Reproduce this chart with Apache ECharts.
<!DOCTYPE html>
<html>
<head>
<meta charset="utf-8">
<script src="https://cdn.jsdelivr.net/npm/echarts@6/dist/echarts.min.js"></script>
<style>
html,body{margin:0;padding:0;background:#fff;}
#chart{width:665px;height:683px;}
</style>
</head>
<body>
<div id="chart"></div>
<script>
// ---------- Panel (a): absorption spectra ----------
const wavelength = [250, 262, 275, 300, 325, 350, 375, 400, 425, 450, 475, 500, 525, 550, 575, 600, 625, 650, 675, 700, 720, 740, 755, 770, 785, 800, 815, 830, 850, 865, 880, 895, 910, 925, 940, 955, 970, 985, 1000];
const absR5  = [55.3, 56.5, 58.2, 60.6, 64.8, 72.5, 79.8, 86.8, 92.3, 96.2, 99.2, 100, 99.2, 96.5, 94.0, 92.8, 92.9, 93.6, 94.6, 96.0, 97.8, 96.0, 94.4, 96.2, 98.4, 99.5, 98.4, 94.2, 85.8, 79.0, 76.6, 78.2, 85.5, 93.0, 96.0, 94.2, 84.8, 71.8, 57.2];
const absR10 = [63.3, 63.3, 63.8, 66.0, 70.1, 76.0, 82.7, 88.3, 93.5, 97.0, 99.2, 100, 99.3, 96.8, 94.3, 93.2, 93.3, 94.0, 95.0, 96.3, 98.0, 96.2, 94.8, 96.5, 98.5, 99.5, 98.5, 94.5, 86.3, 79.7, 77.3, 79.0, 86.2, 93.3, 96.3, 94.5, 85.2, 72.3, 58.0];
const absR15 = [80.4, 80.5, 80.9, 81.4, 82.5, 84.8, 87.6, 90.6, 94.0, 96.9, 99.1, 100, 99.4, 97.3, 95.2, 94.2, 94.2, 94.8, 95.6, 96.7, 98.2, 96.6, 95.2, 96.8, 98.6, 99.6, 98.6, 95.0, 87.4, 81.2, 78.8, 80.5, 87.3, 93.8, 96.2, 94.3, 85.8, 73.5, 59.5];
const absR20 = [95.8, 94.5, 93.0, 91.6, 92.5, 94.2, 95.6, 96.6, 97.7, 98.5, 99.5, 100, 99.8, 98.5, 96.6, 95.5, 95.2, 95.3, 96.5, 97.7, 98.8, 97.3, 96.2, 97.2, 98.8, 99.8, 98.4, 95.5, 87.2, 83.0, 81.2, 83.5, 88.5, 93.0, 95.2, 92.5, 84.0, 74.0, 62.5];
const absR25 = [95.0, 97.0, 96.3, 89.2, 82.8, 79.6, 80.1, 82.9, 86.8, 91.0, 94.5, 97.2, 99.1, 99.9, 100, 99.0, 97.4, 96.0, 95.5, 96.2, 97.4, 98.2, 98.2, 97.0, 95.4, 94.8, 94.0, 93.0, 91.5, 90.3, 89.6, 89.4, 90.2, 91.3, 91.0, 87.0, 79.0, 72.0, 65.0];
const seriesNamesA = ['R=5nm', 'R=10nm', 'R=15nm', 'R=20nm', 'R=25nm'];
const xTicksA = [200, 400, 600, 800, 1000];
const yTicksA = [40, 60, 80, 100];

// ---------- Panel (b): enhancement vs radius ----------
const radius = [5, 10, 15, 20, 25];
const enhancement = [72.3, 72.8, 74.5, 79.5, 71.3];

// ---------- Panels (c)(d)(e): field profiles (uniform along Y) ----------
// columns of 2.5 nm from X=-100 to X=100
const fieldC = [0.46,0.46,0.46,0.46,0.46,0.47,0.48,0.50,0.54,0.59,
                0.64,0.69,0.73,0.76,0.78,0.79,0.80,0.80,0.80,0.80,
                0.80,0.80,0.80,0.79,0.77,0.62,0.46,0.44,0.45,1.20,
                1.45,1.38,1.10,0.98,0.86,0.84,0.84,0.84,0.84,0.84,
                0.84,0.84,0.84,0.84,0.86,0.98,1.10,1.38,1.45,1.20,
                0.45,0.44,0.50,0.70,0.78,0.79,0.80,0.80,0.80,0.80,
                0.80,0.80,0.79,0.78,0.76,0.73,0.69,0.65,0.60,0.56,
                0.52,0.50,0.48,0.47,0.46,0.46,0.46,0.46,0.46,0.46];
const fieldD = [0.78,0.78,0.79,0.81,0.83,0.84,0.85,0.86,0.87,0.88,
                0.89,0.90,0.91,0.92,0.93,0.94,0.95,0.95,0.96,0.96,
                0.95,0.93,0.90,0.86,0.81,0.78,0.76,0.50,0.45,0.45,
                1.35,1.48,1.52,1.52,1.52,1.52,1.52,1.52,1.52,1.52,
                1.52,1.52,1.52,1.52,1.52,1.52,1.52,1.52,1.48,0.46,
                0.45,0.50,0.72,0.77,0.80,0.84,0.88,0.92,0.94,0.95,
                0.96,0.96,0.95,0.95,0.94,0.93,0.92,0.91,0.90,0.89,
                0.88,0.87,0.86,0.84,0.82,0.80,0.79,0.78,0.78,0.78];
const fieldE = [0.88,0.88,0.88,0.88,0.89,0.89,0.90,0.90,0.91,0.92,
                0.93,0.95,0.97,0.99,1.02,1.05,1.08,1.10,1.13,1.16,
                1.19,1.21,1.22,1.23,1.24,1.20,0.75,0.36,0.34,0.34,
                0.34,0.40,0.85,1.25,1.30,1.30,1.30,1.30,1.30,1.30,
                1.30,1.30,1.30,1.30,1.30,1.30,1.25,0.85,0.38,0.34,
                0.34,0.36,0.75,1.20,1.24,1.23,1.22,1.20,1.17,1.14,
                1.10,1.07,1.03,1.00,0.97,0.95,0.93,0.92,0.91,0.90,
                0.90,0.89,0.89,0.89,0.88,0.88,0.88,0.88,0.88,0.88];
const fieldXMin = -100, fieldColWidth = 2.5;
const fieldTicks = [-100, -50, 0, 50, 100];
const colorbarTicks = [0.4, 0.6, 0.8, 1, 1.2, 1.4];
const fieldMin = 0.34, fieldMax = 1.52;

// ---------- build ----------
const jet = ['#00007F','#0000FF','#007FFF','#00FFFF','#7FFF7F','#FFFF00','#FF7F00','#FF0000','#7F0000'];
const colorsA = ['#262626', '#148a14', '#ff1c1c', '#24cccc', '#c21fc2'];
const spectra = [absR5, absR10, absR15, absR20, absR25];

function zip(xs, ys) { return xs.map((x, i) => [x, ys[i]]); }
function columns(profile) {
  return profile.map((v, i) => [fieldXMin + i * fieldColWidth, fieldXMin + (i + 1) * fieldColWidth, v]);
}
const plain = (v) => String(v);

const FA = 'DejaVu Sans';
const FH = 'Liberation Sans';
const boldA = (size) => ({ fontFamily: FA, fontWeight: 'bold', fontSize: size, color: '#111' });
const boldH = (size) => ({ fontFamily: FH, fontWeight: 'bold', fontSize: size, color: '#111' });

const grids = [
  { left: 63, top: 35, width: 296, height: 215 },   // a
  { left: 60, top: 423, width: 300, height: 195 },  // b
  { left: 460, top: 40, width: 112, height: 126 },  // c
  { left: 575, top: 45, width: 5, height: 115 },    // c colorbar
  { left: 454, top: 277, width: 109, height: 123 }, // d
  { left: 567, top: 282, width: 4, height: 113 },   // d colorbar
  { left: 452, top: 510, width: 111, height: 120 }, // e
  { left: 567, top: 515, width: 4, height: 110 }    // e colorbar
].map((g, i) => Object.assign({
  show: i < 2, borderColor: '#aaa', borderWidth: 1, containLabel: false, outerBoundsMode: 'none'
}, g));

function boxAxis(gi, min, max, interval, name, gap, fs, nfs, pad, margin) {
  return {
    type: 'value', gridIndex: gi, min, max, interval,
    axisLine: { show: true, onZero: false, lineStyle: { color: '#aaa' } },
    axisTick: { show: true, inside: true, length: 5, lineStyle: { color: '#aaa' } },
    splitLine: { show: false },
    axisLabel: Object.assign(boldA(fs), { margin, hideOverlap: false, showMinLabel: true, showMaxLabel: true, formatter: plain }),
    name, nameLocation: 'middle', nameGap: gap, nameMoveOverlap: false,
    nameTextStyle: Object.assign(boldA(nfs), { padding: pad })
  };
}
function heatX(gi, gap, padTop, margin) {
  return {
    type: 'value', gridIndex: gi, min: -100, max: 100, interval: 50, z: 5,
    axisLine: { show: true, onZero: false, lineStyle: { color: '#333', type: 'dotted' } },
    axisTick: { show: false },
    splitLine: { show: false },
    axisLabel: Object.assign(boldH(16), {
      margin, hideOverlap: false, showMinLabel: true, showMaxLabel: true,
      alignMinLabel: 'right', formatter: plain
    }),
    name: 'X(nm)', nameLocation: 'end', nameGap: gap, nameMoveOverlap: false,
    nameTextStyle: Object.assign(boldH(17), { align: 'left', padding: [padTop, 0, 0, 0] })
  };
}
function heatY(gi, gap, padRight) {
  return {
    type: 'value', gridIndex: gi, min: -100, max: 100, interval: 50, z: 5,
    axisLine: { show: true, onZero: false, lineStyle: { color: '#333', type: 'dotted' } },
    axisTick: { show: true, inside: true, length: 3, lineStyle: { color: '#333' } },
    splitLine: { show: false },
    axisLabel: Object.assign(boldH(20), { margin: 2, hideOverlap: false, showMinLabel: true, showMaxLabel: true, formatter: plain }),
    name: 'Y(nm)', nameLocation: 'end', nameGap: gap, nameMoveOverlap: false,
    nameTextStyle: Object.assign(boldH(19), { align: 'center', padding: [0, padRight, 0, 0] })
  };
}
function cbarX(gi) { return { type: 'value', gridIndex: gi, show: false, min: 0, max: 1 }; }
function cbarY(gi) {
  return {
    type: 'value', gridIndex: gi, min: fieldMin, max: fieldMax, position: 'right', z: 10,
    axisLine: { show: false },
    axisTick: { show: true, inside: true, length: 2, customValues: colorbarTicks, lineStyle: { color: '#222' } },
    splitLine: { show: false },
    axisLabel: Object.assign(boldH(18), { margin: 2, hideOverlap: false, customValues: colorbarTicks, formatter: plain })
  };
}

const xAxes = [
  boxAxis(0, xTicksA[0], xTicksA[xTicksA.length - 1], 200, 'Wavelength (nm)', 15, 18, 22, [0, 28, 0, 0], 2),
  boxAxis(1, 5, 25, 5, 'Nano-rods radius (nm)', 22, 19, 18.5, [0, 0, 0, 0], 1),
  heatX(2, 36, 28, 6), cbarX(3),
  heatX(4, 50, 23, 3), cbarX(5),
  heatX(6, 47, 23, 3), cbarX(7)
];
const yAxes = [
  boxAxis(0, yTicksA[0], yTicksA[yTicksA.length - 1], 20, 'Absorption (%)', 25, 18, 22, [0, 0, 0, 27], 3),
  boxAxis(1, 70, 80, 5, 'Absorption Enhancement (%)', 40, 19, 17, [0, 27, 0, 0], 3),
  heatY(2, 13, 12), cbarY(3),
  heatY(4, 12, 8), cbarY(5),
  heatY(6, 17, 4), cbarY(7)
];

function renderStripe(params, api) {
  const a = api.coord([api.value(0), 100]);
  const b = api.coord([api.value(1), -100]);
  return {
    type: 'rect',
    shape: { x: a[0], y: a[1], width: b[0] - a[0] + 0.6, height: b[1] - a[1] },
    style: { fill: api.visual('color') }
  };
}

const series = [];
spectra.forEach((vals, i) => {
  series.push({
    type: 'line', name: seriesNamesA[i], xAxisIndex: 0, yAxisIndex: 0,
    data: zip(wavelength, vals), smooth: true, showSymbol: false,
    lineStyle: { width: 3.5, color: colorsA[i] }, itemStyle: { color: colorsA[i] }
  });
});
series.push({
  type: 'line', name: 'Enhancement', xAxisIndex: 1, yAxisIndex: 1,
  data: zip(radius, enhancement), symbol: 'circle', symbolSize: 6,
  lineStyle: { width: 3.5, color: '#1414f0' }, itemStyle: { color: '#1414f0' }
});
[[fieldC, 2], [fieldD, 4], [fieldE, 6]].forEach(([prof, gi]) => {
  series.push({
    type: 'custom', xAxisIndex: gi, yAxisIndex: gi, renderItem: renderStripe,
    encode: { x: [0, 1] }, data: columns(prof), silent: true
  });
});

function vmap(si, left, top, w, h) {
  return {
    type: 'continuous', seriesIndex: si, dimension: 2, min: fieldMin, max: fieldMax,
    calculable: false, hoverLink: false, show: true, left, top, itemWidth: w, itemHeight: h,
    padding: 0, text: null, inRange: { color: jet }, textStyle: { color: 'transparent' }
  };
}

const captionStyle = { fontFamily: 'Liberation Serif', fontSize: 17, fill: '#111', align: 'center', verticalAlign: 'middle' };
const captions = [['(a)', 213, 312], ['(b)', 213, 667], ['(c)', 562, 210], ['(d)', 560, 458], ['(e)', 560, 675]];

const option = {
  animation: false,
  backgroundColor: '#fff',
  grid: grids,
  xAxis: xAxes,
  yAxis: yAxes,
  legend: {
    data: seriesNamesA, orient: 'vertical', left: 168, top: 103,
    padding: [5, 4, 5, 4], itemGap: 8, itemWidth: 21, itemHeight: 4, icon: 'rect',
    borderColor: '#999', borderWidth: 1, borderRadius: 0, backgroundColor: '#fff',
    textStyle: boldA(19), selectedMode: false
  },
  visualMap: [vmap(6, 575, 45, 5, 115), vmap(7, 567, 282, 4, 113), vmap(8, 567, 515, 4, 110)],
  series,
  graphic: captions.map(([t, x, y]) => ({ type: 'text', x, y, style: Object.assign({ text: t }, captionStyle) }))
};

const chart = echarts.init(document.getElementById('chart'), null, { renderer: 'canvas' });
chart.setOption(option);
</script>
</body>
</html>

##########

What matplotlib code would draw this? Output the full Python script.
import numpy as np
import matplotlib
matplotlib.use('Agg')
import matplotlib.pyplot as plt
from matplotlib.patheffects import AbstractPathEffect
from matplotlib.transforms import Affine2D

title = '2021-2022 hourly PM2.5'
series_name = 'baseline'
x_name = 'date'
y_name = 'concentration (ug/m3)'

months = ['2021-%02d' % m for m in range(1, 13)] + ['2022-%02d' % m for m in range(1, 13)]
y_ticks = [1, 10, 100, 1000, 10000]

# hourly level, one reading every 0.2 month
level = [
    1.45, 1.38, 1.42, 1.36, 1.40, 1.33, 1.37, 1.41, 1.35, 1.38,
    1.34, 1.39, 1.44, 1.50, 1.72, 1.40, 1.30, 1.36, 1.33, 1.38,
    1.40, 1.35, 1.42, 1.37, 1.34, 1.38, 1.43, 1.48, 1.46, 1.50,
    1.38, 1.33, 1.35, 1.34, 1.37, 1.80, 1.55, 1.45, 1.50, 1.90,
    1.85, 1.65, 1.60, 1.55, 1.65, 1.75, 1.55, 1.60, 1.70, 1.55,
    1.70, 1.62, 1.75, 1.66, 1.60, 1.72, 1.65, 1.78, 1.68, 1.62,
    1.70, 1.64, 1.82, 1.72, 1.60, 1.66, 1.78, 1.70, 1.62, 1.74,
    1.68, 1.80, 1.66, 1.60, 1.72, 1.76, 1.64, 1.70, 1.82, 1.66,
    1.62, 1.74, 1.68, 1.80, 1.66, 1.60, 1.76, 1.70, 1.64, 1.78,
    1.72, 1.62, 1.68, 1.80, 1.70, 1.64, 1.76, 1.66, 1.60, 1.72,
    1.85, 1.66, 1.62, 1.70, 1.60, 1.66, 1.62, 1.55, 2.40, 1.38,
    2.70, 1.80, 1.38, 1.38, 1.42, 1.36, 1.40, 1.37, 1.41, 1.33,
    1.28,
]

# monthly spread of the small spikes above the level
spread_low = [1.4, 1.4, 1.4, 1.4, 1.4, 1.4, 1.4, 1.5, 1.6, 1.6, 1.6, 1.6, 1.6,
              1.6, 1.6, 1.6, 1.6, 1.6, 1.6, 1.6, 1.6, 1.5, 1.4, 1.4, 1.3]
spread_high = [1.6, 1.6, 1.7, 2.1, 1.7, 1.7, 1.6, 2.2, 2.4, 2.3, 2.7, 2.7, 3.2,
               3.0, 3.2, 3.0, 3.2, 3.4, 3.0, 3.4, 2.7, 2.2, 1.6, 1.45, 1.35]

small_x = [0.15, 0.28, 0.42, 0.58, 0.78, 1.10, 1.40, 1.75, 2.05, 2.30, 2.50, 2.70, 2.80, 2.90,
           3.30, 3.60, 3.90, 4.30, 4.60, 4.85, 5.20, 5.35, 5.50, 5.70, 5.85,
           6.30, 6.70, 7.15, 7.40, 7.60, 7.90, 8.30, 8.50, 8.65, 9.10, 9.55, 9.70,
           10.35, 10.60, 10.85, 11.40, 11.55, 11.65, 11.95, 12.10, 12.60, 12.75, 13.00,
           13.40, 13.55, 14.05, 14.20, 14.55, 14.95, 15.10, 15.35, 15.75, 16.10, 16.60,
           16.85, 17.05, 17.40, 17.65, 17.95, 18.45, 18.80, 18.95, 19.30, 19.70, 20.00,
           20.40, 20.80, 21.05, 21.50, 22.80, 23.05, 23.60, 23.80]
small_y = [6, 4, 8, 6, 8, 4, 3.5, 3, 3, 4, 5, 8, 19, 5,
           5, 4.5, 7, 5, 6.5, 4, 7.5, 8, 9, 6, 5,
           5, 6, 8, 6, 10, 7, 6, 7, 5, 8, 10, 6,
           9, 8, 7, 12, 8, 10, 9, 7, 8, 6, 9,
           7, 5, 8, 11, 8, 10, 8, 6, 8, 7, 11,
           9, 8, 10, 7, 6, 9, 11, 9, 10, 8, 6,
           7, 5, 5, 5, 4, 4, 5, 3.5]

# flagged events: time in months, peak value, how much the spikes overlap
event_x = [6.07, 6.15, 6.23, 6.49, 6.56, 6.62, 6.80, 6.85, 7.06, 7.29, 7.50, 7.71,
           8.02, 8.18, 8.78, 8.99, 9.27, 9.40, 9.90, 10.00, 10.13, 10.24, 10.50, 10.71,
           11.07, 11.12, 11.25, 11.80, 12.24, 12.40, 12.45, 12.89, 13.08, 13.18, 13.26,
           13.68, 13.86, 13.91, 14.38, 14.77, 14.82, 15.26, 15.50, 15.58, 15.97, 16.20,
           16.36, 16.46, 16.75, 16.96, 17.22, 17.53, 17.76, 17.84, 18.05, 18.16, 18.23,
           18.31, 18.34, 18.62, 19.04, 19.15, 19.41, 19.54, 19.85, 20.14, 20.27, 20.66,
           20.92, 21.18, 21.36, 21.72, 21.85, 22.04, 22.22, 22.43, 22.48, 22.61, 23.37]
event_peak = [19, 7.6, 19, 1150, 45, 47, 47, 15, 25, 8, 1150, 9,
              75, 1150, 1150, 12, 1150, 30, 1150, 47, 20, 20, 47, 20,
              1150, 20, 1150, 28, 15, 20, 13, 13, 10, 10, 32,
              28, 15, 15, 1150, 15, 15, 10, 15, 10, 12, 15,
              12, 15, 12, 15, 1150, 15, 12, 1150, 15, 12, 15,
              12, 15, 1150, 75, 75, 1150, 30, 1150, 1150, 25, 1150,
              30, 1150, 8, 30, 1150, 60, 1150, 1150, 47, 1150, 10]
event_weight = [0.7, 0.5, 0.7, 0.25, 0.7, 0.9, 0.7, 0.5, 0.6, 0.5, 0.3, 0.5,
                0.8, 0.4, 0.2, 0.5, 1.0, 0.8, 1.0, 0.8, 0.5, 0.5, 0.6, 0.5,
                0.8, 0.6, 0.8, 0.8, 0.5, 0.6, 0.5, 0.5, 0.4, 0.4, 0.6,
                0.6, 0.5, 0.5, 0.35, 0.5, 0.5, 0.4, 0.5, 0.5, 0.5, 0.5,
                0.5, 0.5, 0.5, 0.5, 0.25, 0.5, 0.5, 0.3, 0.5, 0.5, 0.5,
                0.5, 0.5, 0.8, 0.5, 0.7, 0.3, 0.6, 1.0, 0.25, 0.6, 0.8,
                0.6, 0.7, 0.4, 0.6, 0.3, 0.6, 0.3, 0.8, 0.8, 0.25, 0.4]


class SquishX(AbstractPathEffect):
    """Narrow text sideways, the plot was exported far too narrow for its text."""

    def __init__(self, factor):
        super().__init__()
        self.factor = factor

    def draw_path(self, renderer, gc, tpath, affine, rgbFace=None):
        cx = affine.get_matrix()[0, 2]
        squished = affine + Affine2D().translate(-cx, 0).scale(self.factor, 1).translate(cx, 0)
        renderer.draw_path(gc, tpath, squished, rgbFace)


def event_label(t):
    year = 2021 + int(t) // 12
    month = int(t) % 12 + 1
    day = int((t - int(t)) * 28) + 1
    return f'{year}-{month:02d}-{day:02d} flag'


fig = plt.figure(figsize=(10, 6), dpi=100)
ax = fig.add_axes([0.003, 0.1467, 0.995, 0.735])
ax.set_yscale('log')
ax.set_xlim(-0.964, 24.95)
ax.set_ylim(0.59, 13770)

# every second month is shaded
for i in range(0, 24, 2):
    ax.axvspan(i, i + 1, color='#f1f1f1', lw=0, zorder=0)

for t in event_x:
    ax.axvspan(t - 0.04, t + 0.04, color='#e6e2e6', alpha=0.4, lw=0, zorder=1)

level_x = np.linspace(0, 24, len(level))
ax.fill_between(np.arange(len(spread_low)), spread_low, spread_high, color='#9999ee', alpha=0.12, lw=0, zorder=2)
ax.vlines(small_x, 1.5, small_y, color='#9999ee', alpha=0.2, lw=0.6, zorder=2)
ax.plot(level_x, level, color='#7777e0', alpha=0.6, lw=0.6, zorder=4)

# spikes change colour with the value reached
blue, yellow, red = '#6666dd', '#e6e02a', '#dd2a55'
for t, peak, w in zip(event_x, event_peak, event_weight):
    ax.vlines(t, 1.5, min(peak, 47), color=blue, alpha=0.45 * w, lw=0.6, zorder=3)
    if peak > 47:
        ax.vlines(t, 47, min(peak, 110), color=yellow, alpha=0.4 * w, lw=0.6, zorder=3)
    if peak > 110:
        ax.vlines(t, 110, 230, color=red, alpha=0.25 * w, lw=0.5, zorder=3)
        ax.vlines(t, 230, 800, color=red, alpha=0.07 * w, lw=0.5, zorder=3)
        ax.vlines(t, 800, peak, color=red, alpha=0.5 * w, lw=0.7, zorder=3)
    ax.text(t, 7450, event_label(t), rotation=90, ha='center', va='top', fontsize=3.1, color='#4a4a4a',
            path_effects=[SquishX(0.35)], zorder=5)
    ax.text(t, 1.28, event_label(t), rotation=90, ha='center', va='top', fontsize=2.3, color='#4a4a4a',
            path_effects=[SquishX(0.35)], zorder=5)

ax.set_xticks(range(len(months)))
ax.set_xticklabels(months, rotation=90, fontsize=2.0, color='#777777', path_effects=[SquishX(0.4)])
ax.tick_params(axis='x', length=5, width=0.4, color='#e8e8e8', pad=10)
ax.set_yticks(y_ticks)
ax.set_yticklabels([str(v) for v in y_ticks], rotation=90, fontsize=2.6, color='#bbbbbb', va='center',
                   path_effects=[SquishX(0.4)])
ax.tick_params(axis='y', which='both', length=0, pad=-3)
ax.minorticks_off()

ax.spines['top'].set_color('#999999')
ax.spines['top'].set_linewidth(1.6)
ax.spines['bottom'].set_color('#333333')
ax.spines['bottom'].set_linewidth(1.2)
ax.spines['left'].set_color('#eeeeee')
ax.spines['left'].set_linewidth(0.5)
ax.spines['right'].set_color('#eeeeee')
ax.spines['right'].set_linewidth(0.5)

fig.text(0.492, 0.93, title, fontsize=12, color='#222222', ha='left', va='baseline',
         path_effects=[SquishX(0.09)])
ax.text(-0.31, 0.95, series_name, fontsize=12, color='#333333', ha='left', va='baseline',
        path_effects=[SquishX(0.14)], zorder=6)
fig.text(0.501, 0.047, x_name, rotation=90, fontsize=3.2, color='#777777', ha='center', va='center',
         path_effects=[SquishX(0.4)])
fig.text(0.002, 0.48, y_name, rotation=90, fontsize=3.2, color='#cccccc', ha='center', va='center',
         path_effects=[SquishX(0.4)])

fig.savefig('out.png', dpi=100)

##########

» **WORK TO BE COMPLETED**
Transcribe exactly, and only, the lines beginning at the line containing "What matplotlib code" and ending at the line containing "from matplotlib.transforms import Affine2D", both inclusive.

» **TASK ANSWER**
What matplotlib code would draw this? Output the full Python script.
import numpy as np
import matplotlib
matplotlib.use('Agg')
import matplotlib.pyplot as plt
from matplotlib.patheffects import AbstractPathEffect
from matplotlib.transforms import Affine2D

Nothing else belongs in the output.